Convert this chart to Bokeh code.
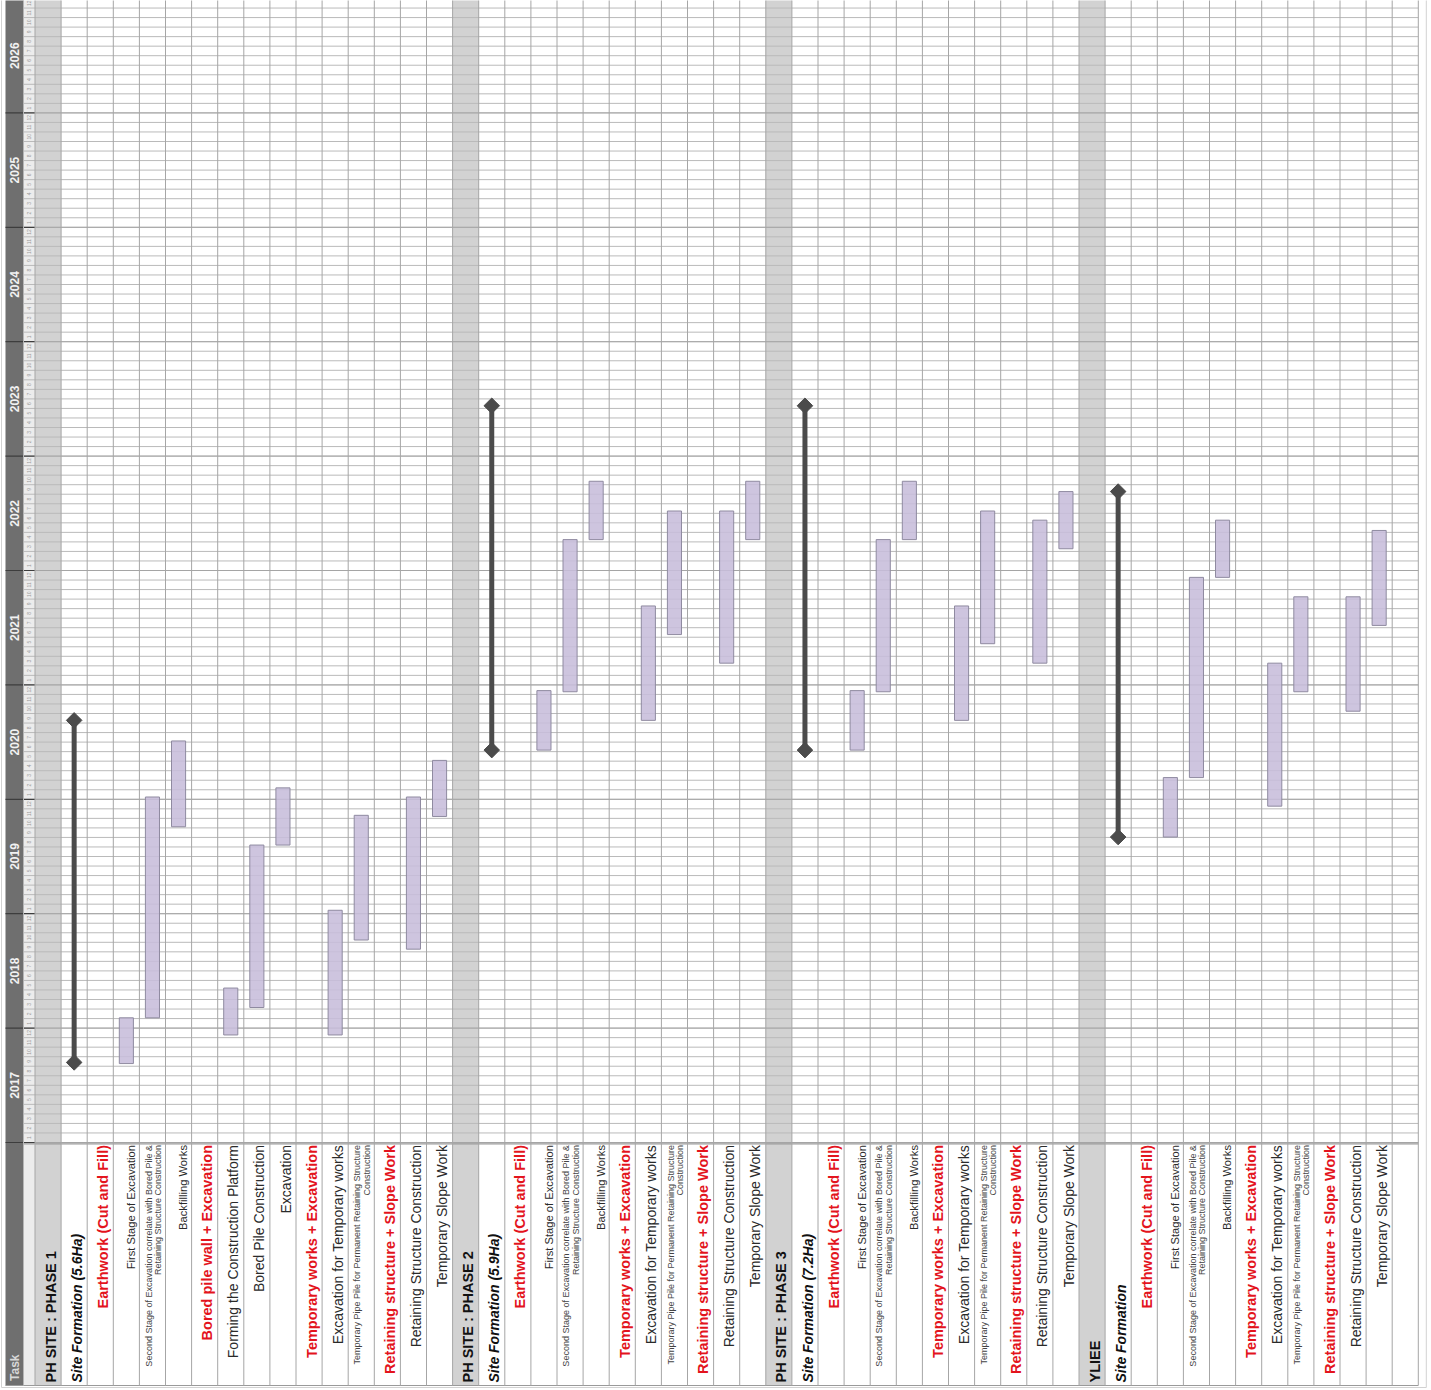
import numpy as np
from bokeh.plotting import figure
from bokeh.models import Range1d, ColumnDataSource
from bokeh.core.properties import value
from bokeh.embed import file_html
from bokeh.resources import INLINE

# ---------------- data ----------------
years = list(range(2017, 2027))
year_labels = [str(y) for y in years]
month_labels = [str(m) for m in range(1, 13)]
axis_title = "Task"

row_labels = [
    "PH SITE : PHASE 1", "Site Formation (5.6Ha)", "Earthwork (Cut and Fill)",
    "First Stage of Excavation",
    "Second Stage of Excavation correlate with Bored Pile &\nRetaining Structure Construction",
    "Backfilling Works", "Bored pile wall + Excavation", "Forming the Construction Platform",
    "Bored Pile Construction", "Excavation", "Temporary works + Excavation",
    "Excavation for Temporary works",
    "Temporary Pipe Pile for Permanent Retaining Structure\nConstruction",
    "Retaining structure + Slope Work", "Retaining Structure Construction", "Temporary Slope Work",
    "PH SITE : PHASE 2", "Site Formation (5.9Ha)", "Earthwork (Cut and Fill)",
    "First Stage of Excavation",
    "Second Stage of Excavation correlate with Bored Pile &\nRetaining Structure Construction",
    "Backfilling Works", "Temporary works + Excavation", "Excavation for Temporary works",
    "Temporary Pipe Pile for Permanent Retaining Structure\nConstruction",
    "Retaining structure + Slope Work", "Retaining Structure Construction", "Temporary Slope Work",
    "PH SITE : PHASE 3", "Site Formation (7.2Ha)", "Earthwork (Cut and Fill)",
    "First Stage of Excavation",
    "Second Stage of Excavation correlate with Bored Pile &\nRetaining Structure Construction",
    "Backfilling Works", "Temporary works + Excavation", "Excavation for Temporary works",
    "Temporary Pipe Pile for Permanent Retaining Structure\nConstruction",
    "Retaining structure + Slope Work", "Retaining Structure Construction", "Temporary Slope Work",
    "YLIEE", "Site Formation", "Earthwork (Cut and Fill)",
    "First Stage of Excavation",
    "Second Stage of Excavation correlate with Bored Pile &\nRetaining Structure Construction",
    "Backfilling Works", "Temporary works + Excavation", "Excavation for Temporary works",
    "Temporary Pipe Pile for Permanent Retaining Structure\nConstruction",
    "Retaining structure + Slope Work", "Retaining Structure Construction", "Temporary Slope Work",
    "",
]
row_kinds = [
    "phase", "sf", "group", "task_s", "tiny", "task_s", "group", "task", "task", "task",
    "group", "task", "tiny", "group", "task", "task",
    "phase", "sf", "group", "task_s", "tiny", "task_s", "group", "task", "tiny", "group", "task", "task",
    "phase", "sf", "group", "task_s", "tiny", "task_s", "group", "task", "tiny", "group", "task", "task",
    "phase", "sf", "group", "task_s", "tiny", "task_s", "group", "task", "tiny", "group", "task", "task",
    "empty",
]

# summary (milestone) lines
ms_row = [1, 17, 29, 41]
ms_start = [2017.70, 2020.43, 2020.43, 2019.67]
ms_end = [2020.69, 2023.44, 2023.44, 2022.69]

# task bars
bar_row = [3, 4, 5, 7, 8, 9, 11, 12, 14, 15,
           19, 20, 21, 23, 24, 26, 27,
           31, 32, 33, 35, 36, 38, 39,
           43, 44, 45, 47, 48, 50, 51]
bar_start = [2017.69, 2018.09, 2019.76, 2017.94, 2018.18, 2019.60, 2017.94, 2018.77, 2018.69, 2019.85,
             2020.43, 2020.94, 2022.27, 2020.69, 2021.44, 2021.19, 2022.27,
             2020.43, 2020.94, 2022.27, 2020.69, 2021.36, 2021.19, 2022.19,
             2019.67, 2020.19, 2021.94, 2019.94, 2020.94, 2020.77, 2021.52]
bar_end = [2018.09, 2020.02, 2020.51, 2018.35, 2019.60, 2020.10, 2019.03, 2019.86, 2020.02, 2020.34,
           2020.95, 2022.27, 2022.78, 2021.69, 2022.52, 2022.52, 2022.78,
           2020.95, 2022.27, 2022.78, 2021.69, 2022.52, 2022.44, 2022.69,
           2020.19, 2021.94, 2022.44, 2021.19, 2021.77, 2021.77, 2022.35]

# ---------------- layout ----------------
ROW_PX = 26.1      # pixels per row
ROW0_PX = 34.5     # pixel position of the first row's left edge
YEAR_PX = 114.4    # pixels per year
W, H = 1431, 1390
n_rows = len(row_labels)
x_left = -ROW0_PX / ROW_PX
x_right = x_left + W / ROW_PX
y0 = years[0]
y_top = y0 + 1142 / YEAR_PX
y_bot = y_top - H / YEAR_PX
y_task_bottom = y0 - (1385 - 1142) / YEAR_PX
strip_l = (5 - ROW0_PX) / ROW_PX
strip_r = (23 - ROW0_PX) / ROW_PX
y_end = years[-1] + 1

FONT = value("Liberation Sans")

p = figure(width=W, height=H, output_backend="svg", toolbar_location=None,
           x_range=Range1d(x_left, x_right), y_range=Range1d(y_bot, y_top),
           min_border=0, background_fill_color="white", border_fill_color="white")
p.axis.visible = False
p.grid.visible = False
p.outline_line_color = None

# outer frame
p.quad(left=[strip_l - 4 / ROW_PX], right=[n_rows + 8 / ROW_PX], bottom=[y_bot + 3 / YEAR_PX],
       top=[y_top + 0.5], fill_color=None, line_color="#d2d2d2", line_width=1)

# dark year strip and month column
p.quad(left=[strip_l], right=[strip_r], bottom=[y_task_bottom], top=[y_top + 0.5],
       fill_color="#6f6f6f", line_color=None)
p.quad(left=[strip_r], right=[0], bottom=[y_task_bottom], top=[y_top + 0.5],
       fill_color="#ececec", line_color=None)

# shaded phase header rows
header_rows = [i for i, k in enumerate(row_kinds) if k == "phase"]
p.quad(left=header_rows, right=[h + 1 for h in header_rows],
       bottom=[y_task_bottom] * len(header_rows), top=[y_top + 0.5] * len(header_rows),
       fill_color="#d2d2d2", line_color=None)

# month grid lines
month_y = [y + m / 12 for y in years for m in range(12)] + [y_end]
p.segment(x0=[strip_r] * len(month_y), x1=[n_rows] * len(month_y), y0=month_y, y1=month_y,
          line_color="#bababa", line_width=1)
# year lines
year_y = years + [y_end]
p.segment(x0=[strip_l] * len(year_y), x1=[0] * len(year_y), y0=year_y, y1=year_y,
          line_color="#3d3d3d", line_width=1.2)
p.segment(x0=[0] * len(year_y), x1=[n_rows] * len(year_y), y0=year_y, y1=year_y,
          line_color="#a5a5a5", line_width=1)
# bottom of time area / bottom of task area
p.segment(x0=[strip_r, strip_l], x1=[n_rows, n_rows], y0=[y0 - 0.012, y_task_bottom],
          y1=[y0 - 0.012, y_task_bottom], line_color="#9a9a9a", line_width=1.2)

# vertical row lines
vx = list(range(n_rows + 1))
p.segment(x0=vx, x1=vx, y0=[y_task_bottom] * len(vx), y1=[y_top + 0.5] * len(vx),
          line_color="#a6a6a6", line_width=1)
p.segment(x0=[strip_r], x1=[strip_r], y0=[y_task_bottom], y1=[y_top + 0.5],
          line_color="#b5b5b5", line_width=1)

# month numbers
mx, my, mt = [], [], []
for y in years:
    for m, lab in enumerate(month_labels):
        mx.append(strip_r / 2)
        my.append(y + (m + 0.5) / 12)
        mt.append(lab)
p.text(x=mx, y=my, text=mt, angle=np.pi / 2, text_align="center", text_baseline="middle",
       text_font=FONT, text_font_size="5px", text_color="#9a9a9a")

# year labels
p.text(x=[(strip_l + strip_r) / 2] * len(years), y=[y + 0.5 for y in years], text=year_labels,
       angle=np.pi / 2, text_align="center", text_baseline="middle", text_font=FONT,
       text_font_size="12px", text_font_style="bold", text_color="#f2f2f2")
p.text(x=[(strip_l + strip_r) / 2], y=[y_task_bottom + 0.04], text=[axis_title], angle=np.pi / 2,
       text_align="left", text_baseline="middle", text_font=FONT, text_font_size="12px",
       text_font_style="bold", text_color="#d8d8d8")

# bars
bar_half = 0.27
p.quad(left=[r + 0.5 - bar_half for r in bar_row], right=[r + 0.5 + bar_half for r in bar_row],
       bottom=bar_start, top=bar_end, fill_color="#c7bddb", fill_alpha=0.88,
       line_color="#8f8aa0", line_width=1)

# milestones
p.segment(x0=[r + 0.5 for r in ms_row], x1=[r + 0.5 for r in ms_row], y0=ms_start, y1=ms_end,
          line_color="#4b4b4b", line_width=5)
p.scatter(x=[r + 0.5 for r in ms_row] * 2, y=ms_start + ms_end, marker="square", size=11,
          angle=np.pi / 4, fill_color="#4b4b4b", line_color="#4b4b4b")

# task labels
styles = {
    "phase": dict(size="14.5px", style="bold", color="#111111", align="left"),
    "sf": dict(size="14px", style="bold italic", color="#111111", align="left"),
    "group": dict(size="14.5px", style="bold", color="#e3141d", align="right"),
    "task": dict(size="14px", style="normal", color="#2a2a2a", align="right"),
    "task_s": dict(size="11.2px", style="normal", color="#2a2a2a", align="right"),
    "tiny": dict(size="9px", style="normal", color="#444444", align="right"),
}
y_right_anchor = y0 - 2.5 / YEAR_PX
y_left_anchor = y_task_bottom + 3 / YEAR_PX
for kind, st in styles.items():
    xs, ys, ts = [], [], []
    for i, (lab, k) in enumerate(zip(row_labels, row_kinds)):
        if k != kind:
            continue
        lines = lab.split("\n")
        n = len(lines)
        for j, line in enumerate(lines):
            off = (n - 1 - j) * 9.5 / ROW_PX
            xs.append(i + 1 - 2.5 / ROW_PX - off)
            ys.append(y_left_anchor if st["align"] == "left" else y_right_anchor)
            ts.append(line)
    src = ColumnDataSource(dict(x=xs, y=ys, text=ts))
    p.text(x="x", y="y", text="text", source=src, angle=np.pi / 2, text_align=st["align"],
           text_baseline="bottom", text_font=FONT, text_font_size=st["size"],
           text_font_style=st["style"], text_color=st["color"])

open("out.html", "w").write(file_html(p, INLINE))
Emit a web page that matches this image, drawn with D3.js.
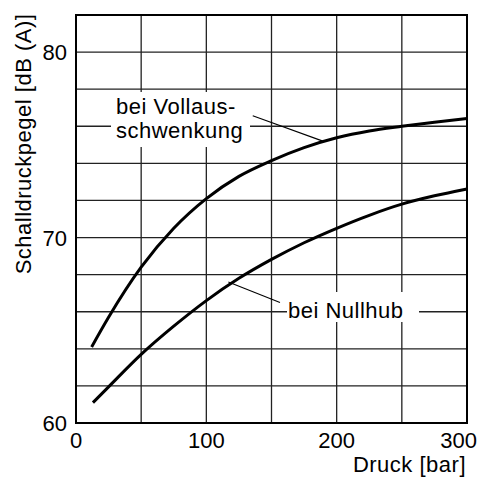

——

Task to carry out: Your answer should be a single number: the count of lines in the listing that contain the word "this".

Task solution: 2